I'm a low-tech guy. Or maybe I should say "appropriate" tech. Not much 'in' to animated gifs, real-time chat. I find transaction-oriented websites rather boring to develop.

My niche is publishing. Very few people understand publishing on the web. It's brand new. Skills developed during years of wysiwyg publishing or years of database management are inappropriate.

Lots of people with shovels

You see this on the web today. Almost all websites are done miserably. A friend calls it the "Chinese Army" approach: just throw lots of people at the problem. It's horribly expensive, it's no fun, and quality is too difficult to achieve.

The web moves too fast. Lean sites working smart will blow the doors off flabby sites with processes that numb the brains of the workers.

Automate

The trick? Separate the content from the user interface. That makes either easy to change. Call that "site automation."

Then you can automate certain types of documents. You can make documents easy to maintain, but script the output so they appear in more interesting or useful formats.

There is also utility automation, as in the site-map, or an index.

Inclusiveness

The web values access. People won't always have the latest browsers. They might be in a library, or in Panama, or using a cell-phone with a four-line monitor, or (someday) a toaster-oven.

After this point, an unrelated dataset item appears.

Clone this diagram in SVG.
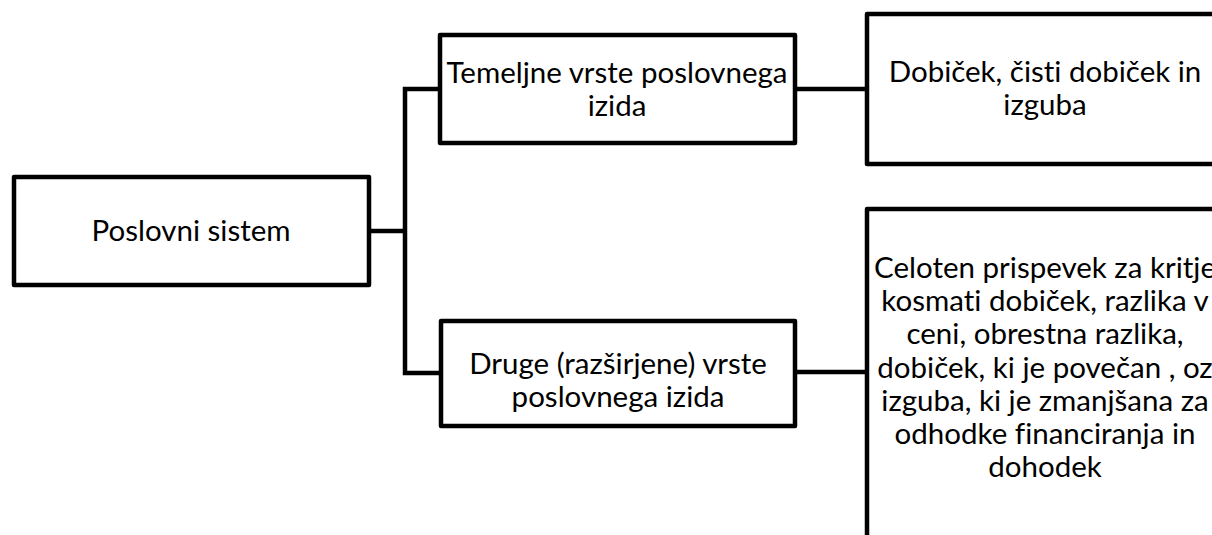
<svg xmlns="http://www.w3.org/2000/svg" width="1212" height="535" viewBox="0 0 1212 535">
  <style>
    .box { fill: #ffffff; stroke: #000000; stroke-width: 4.5; stroke-linejoin: round; }
    .conn { fill: none; stroke: #000000; stroke-width: 4.5; stroke-linejoin: miter; }
    .lbl { font-family: Lato, "Liberation Sans", sans-serif; font-size: 29.5px; fill: #000000; text-anchor: middle; font-variant-ligatures: none; }
  </style>
  <rect width="1212" height="535" fill="#ffffff"/>
  <g id="connectors">
    <path class="conn" d="M369 231 H405"/>
    <path class="conn" d="M440 89 H405 V373 H441"/>
    <path class="conn" d="M795 89 H867"/>
    <path class="conn" d="M795 372 H867"/>
  </g>
  <g id="node-poslovni-sistem">
    <rect class="box" x="14" y="177" width="355" height="108"/>
    <text class="lbl" x="191" y="241">Poslovni sistem</text>
  </g>
  <g id="node-temeljne">
    <rect class="box" x="440" y="35" width="355" height="108"/>
    <text class="lbl" x="617" y="83">Temeljne vrste poslovnega</text>
    <text class="lbl" x="617" y="116">izida</text>
  </g>
  <g id="node-druge">
    <rect class="box" x="441" y="321" width="354" height="105"/>
    <text class="lbl" x="618" y="374">Druge (razširjene) vrste</text>
    <text class="lbl" x="618" y="407">poslovnega izida</text>
  </g>
  <g id="node-dobicek">
    <rect class="box" x="867" y="14" width="356" height="150"/>
    <text class="lbl" x="1045" y="82">Dobiček, čisti dobiček in</text>
    <text class="lbl" x="1045" y="115">izguba</text>
  </g>
  <g id="node-celoten">
    <rect class="box" x="867" y="209" width="356" height="330"/>
    <text class="lbl" x="1045" y="278">Celoten prispevek za kritje</text>
    <text class="lbl" x="1045" y="311">kosmati dobiček, razlika v</text>
    <text class="lbl" x="1045" y="344">ceni, obrestna razlika,</text>
    <text class="lbl" x="1045" y="378">dobiček, ki je povečan , oz</text>
    <text class="lbl" x="1045" y="411">izguba, ki je zmanjšana za</text>
    <text class="lbl" x="1045" y="444">odhodke financiranja in</text>
    <text class="lbl" x="1045" y="477">dohodek</text>
  </g>
</svg>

Solution: make several versions of your site. One can be as fancy as Paris fashions, but a plain version will give your customers access, even in adverse circumstances. "The customer is always right," right?

You can't do this without automating. But once you automate, it's cheap and easy.

Site Index

Speaking of index, I've created a couple of index systems. These are indexes like you see in the back of a book.

Search engines require that the user be skilled at searching, and understand the information and vocabulary. An index requires that the index creator be skilled. It is much easier for the user to explore.

ETRADE's online help amounts to something like 400 printed pages of material, separated into more than 200 html files. The index is a great way to find what you're looking for.

Templates

How you combine the html from designers with the code from programmers is also a major advantage or disadvantage. My technology lets html designers create complete, valid, viewable html, and have all the processing done elsewhere.

This is one step better than Kiva, which is an order of magnitude ahead of things like Microsoft's Active Server Pages or iCat's templates, or typing html in Perl scripts.

Except for Kiva, you wind up with a complete mish-mash of program logic and html. The designer can't maintain it -- can't even know if they're seeing all the possible outputs. The programmers have to put huge blocks of html inside of their scripts.

If you were doing a small part of a Microsoft-owned AOL rip-off, Active Server Pages would be all right. But the effort required to maintain them throughout large websites is too great by at least an order of magnitude. Ease of maintenance is the key.

Tools

I've been automating publishing processes for more than a decade.

I have a suite of tools for cgi applications, to automate whole websites, to automate individual documents, to automate maintenance procedures, and more.

My Business

I design entire publishing automation systems, including work-flow management and dispatching files to live servers. With the infrastructure in place, I can then automate individual documents so that two or three people can maintain a site more easily and with higher quality than ten or fifteen people could do with typical tools.

You get quality, leisure time, sleep, more fun, less stress, the "bandwidth" to focus on high-leverage projects and you save big bucks!